IF(DATEISBEFORE({Due Date}, NOW()), "Overdue", "On track")

Return a status label based on a numeric threshold.

IF(GTE({Progress}, 100), "Complete", "In progress")

Compare two fields rather than a field and a constant.

IF(LTE({Cost}, {Budget}), "Within budget", "Over budget")

Multiple conditions

Layer formula v2 expresses multiple conditions through nested IF statements. Use the true or false slot of the outer IF to host an inner IF.

Both conditions must be true

To require two conditions, nest the second IF inside the true branch of the first. The outer condition is checked first, and the inner condition is only checked when the outer one is true.

IF(DATEISBEFORE({Due Date}, NOW()),
  IF(NOTEQUALS({Status}, "Closed"), "Overdue", ""),
  "")

This returns "Overdue" only when the due date has passed and the status is not "Closed".

Either condition can be true

To accept either of two conditions, nest the second IF inside the false branch of the first. The outer condition runs first, and the inner condition gets a chance to return the value when the outer one is false.

IF(EQUALS({Priority}, "Critical"),
  "Escalate",
  IF(EQUALS({Priority}, "High"), "Escalate", ""))

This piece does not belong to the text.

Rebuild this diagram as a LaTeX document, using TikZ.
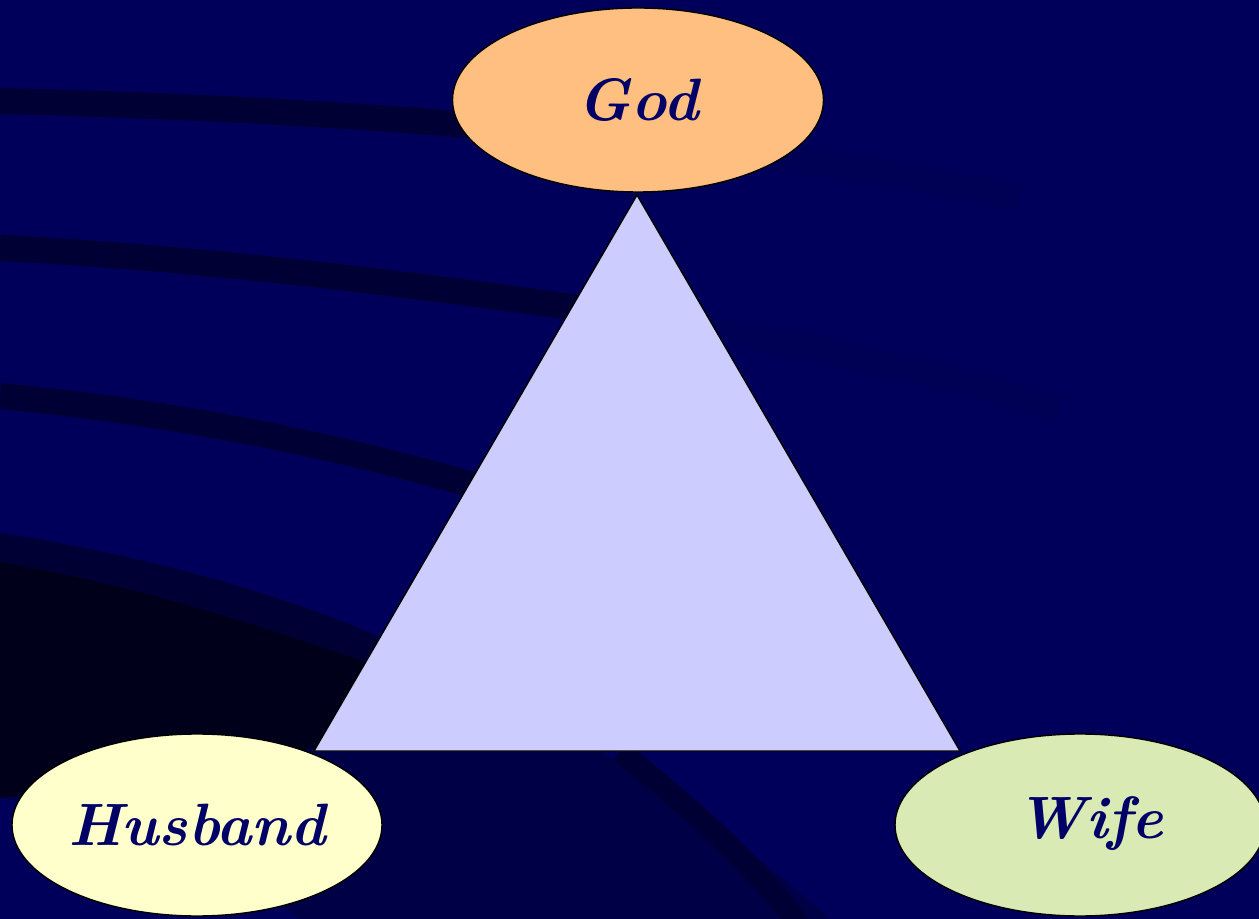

This returns "Escalate" when the priority is either "Critical" or "High".

Three or more outcomes

Continue nesting IF statements to handle more than two outcomes.

IF(EQUALS({Progress}, 100), "Complete",
  IF(GTE({Progress}, 50), "In progress",
    IF(GT({Progress}, 0), "Started", "Not started")))

The branches evaluate in order. The first condition that returns true determines the output.

Things to know

Comparison functions are case-sensitive and type-strict. EQUALS({Status}, "approved") will not match a Status value of "Approved". Match the exact capitalisation of the option name. EQUALS({Quantity}, "5") will not match the number 5. Use number comparisons for number fields.

There is no IFS, IFERROR, or ISBLANK function in Layer formula v2. Use nested IF for multi-branch logic. To handle a possibly empty field, compare it explicitly: IF(EQUALS({Field}, ""), "default", {Field}).

Nesting depth. Deeply nested IF chains become hard to read past three or four levels. If you find yourself nesting heavily, consider whether the value belongs in a Lookup field with an aggregation, or whether it can be set on the element directly through an Automation.

Field references in the visual editor. Conditions in the visual formula editor are built by inserting comparison functions and dragging fields into the parameter slots. The {Field Name} notation in the examples above is shorthand for communicating structure in writing.